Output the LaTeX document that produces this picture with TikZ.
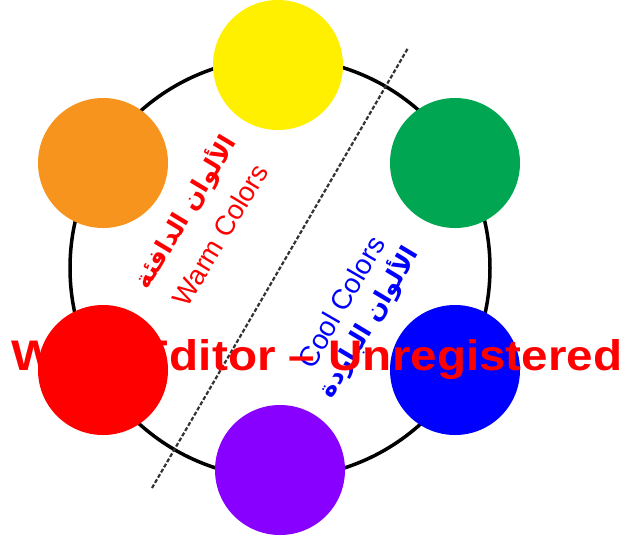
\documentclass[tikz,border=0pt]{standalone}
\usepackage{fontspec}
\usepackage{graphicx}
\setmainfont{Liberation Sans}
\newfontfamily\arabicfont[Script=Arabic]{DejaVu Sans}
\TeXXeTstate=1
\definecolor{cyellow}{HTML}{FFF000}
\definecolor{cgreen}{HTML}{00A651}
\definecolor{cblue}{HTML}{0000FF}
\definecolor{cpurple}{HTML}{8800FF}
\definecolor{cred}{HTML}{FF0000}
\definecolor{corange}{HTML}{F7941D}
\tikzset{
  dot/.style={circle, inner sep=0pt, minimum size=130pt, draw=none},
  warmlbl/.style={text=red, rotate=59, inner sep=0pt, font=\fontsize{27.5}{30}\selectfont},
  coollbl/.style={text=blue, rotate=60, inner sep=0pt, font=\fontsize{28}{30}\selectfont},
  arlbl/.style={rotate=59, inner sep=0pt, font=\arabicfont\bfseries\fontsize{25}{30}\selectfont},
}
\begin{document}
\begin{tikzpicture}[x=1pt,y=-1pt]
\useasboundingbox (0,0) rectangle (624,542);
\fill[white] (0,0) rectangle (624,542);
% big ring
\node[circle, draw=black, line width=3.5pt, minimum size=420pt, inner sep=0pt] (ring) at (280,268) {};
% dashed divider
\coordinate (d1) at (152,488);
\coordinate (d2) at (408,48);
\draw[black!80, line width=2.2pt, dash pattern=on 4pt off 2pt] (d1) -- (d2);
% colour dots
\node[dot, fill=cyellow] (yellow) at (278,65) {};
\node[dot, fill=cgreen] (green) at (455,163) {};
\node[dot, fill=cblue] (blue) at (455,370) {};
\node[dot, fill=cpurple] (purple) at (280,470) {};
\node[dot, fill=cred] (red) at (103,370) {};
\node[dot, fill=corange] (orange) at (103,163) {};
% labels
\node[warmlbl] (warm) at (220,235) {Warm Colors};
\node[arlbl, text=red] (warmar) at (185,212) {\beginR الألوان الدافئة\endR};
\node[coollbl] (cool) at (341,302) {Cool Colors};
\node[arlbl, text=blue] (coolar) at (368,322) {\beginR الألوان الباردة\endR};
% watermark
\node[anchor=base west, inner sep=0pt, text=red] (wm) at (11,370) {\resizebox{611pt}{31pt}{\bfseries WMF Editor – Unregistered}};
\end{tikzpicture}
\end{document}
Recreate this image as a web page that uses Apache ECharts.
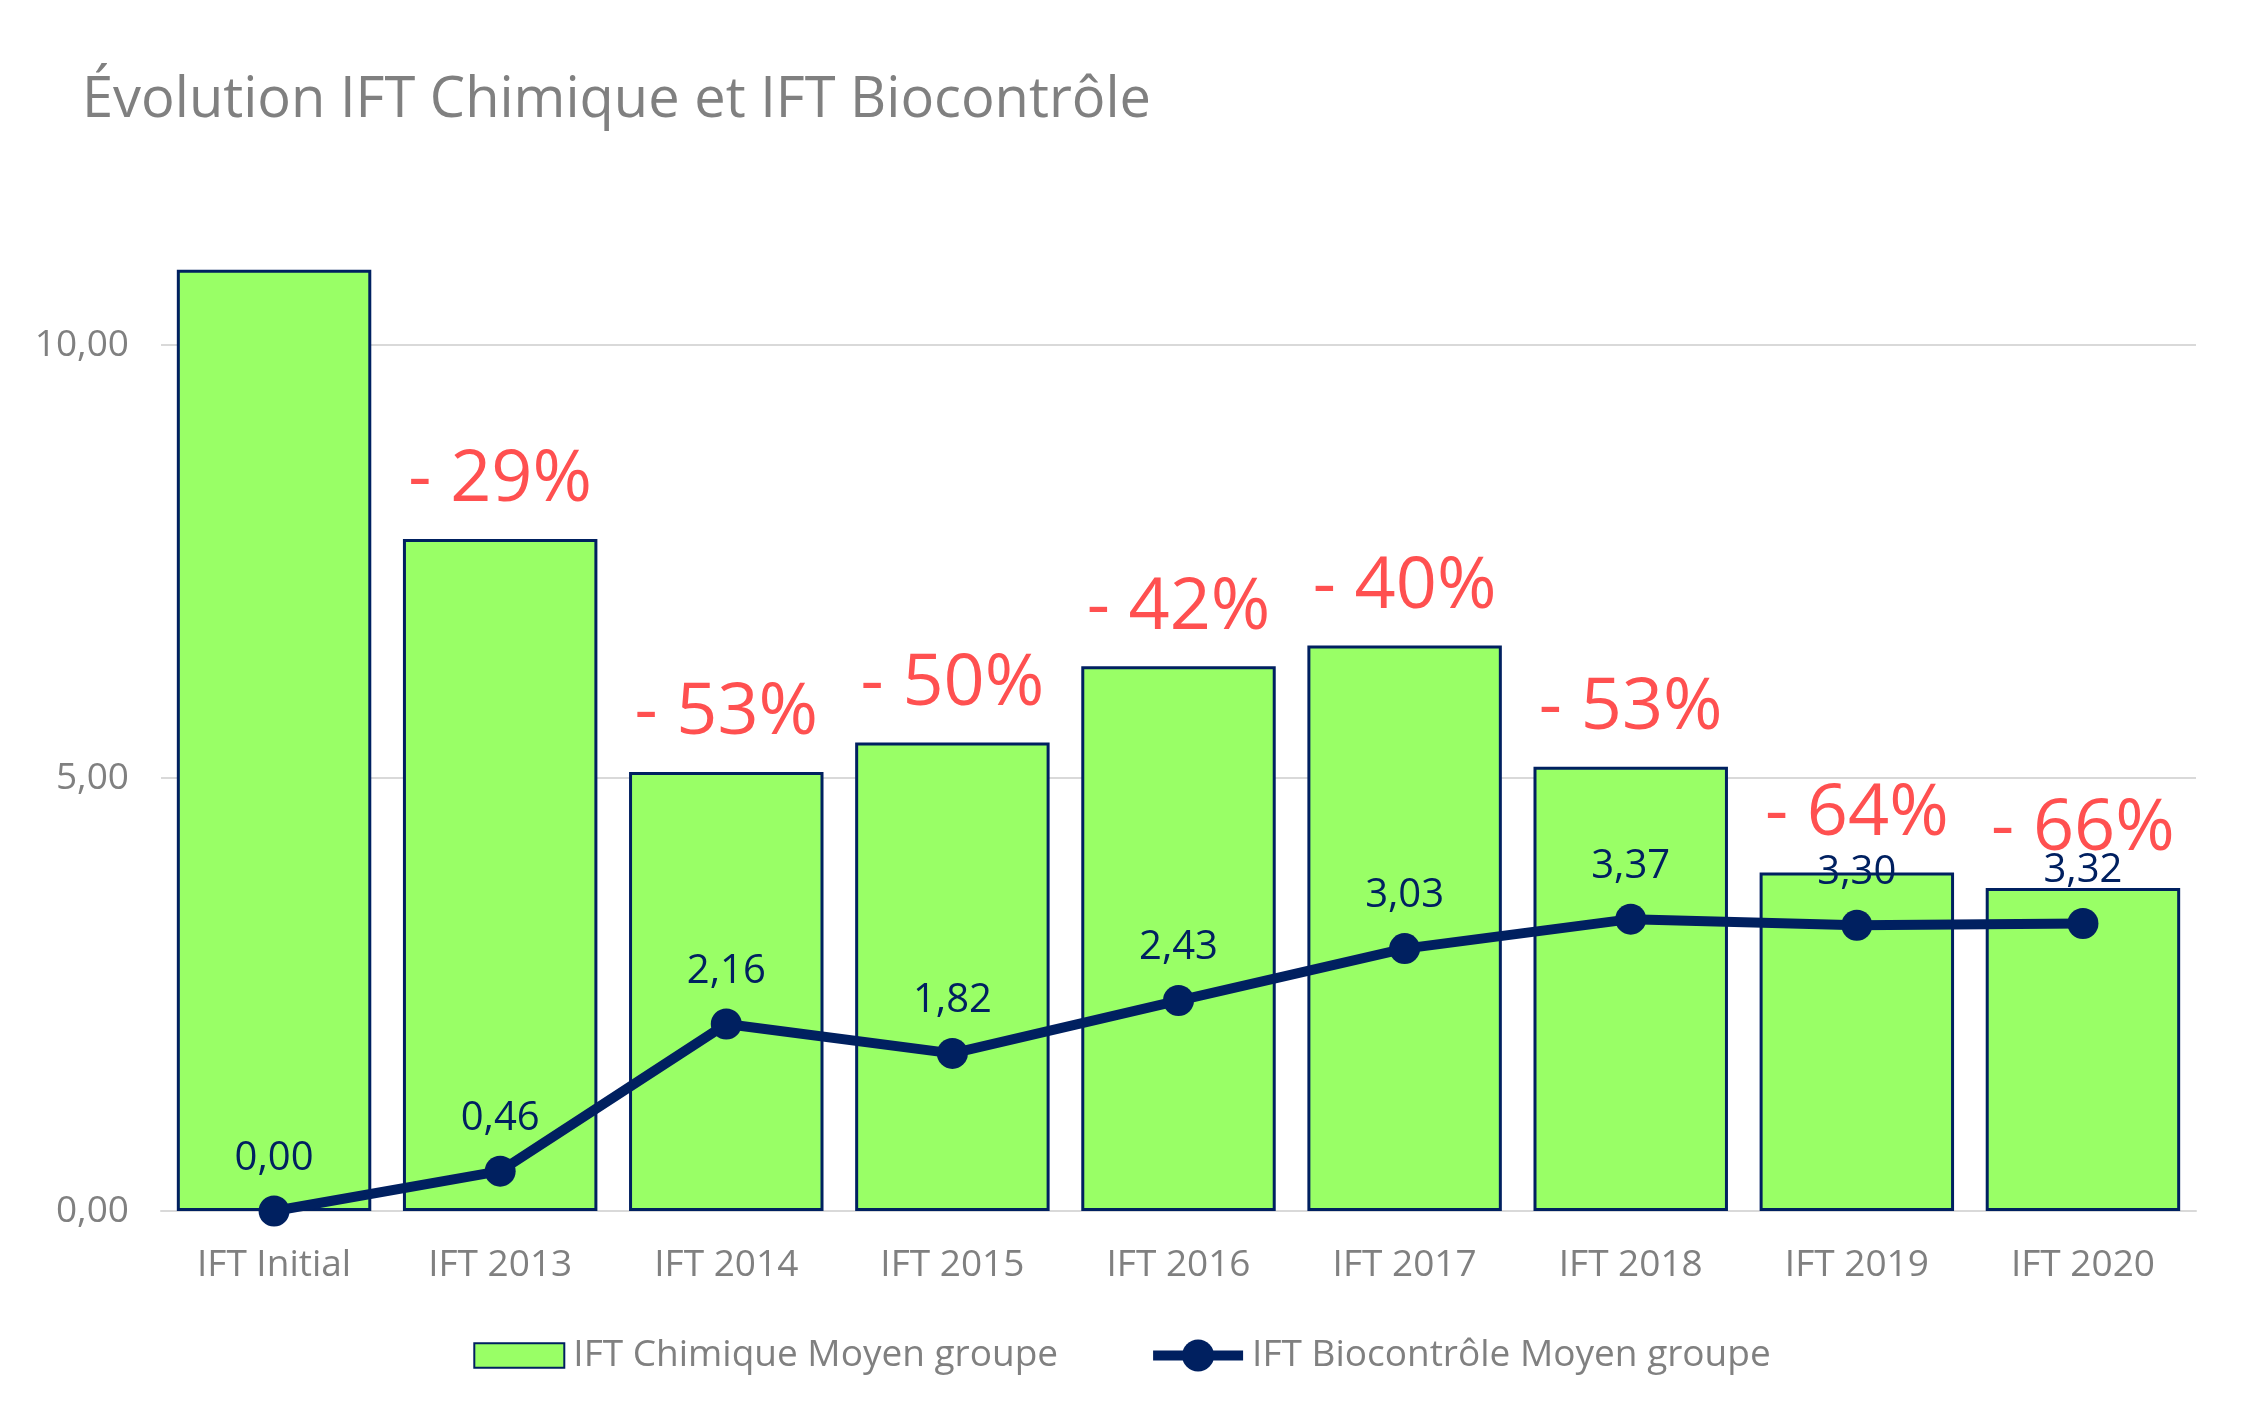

= Work to do =
Reproduce each entry verbatim, excluding any embedded images.

= Complete output =
Output the LaTeX document that produces this picture with TikZ.
\documentclass[tikz,border=0pt]{standalone}
\usepackage{fontspec}
\usepackage{graphicx}
\setmainfont{Liberation Sans}
\newfontfamily\arabicfont[Script=Arabic]{DejaVu Sans}
\TeXXeTstate=1
\definecolor{cyellow}{HTML}{FFF000}
\definecolor{cgreen}{HTML}{00A651}
\definecolor{cblue}{HTML}{0000FF}
\definecolor{cpurple}{HTML}{8800FF}
\definecolor{cred}{HTML}{FF0000}
\definecolor{corange}{HTML}{F7941D}
\tikzset{
  dot/.style={circle, inner sep=0pt, minimum size=130pt, draw=none},
  warmlbl/.style={text=red, rotate=59, inner sep=0pt, font=\fontsize{27.5}{30}\selectfont},
  coollbl/.style={text=blue, rotate=60, inner sep=0pt, font=\fontsize{28}{30}\selectfont},
  arlbl/.style={rotate=59, inner sep=0pt, font=\arabicfont\bfseries\fontsize{25}{30}\selectfont},
}
\begin{document}
\begin{tikzpicture}[x=1pt,y=-1pt]
\useasboundingbox (0,0) rectangle (624,542);
\fill[white] (0,0) rectangle (624,542);
% big ring
\node[circle, draw=black, line width=3.5pt, minimum size=420pt, inner sep=0pt] (ring) at (280,268) {};
% dashed divider
\coordinate (d1) at (152,488);
\coordinate (d2) at (408,48);
\draw[black!80, line width=2.2pt, dash pattern=on 4pt off 2pt] (d1) -- (d2);
% colour dots
\node[dot, fill=cyellow] (yellow) at (278,65) {};
\node[dot, fill=cgreen] (green) at (455,163) {};
\node[dot, fill=cblue] (blue) at (455,370) {};
\node[dot, fill=cpurple] (purple) at (280,470) {};
\node[dot, fill=cred] (red) at (103,370) {};
\node[dot, fill=corange] (orange) at (103,163) {};
% labels
\node[warmlbl] (warm) at (220,235) {Warm Colors};
\node[arlbl, text=red] (warmar) at (185,212) {\beginR الألوان الدافئة\endR};
\node[coollbl] (cool) at (341,302) {Cool Colors};
\node[arlbl, text=blue] (coolar) at (368,322) {\beginR الألوان الباردة\endR};
% watermark
\node[anchor=base west, inner sep=0pt, text=red] (wm) at (11,370) {\resizebox{611pt}{31pt}{\bfseries WMF Editor – Unregistered}};
\end{tikzpicture}
\end{document}
Recreate this image as a web page that uses Apache ECharts.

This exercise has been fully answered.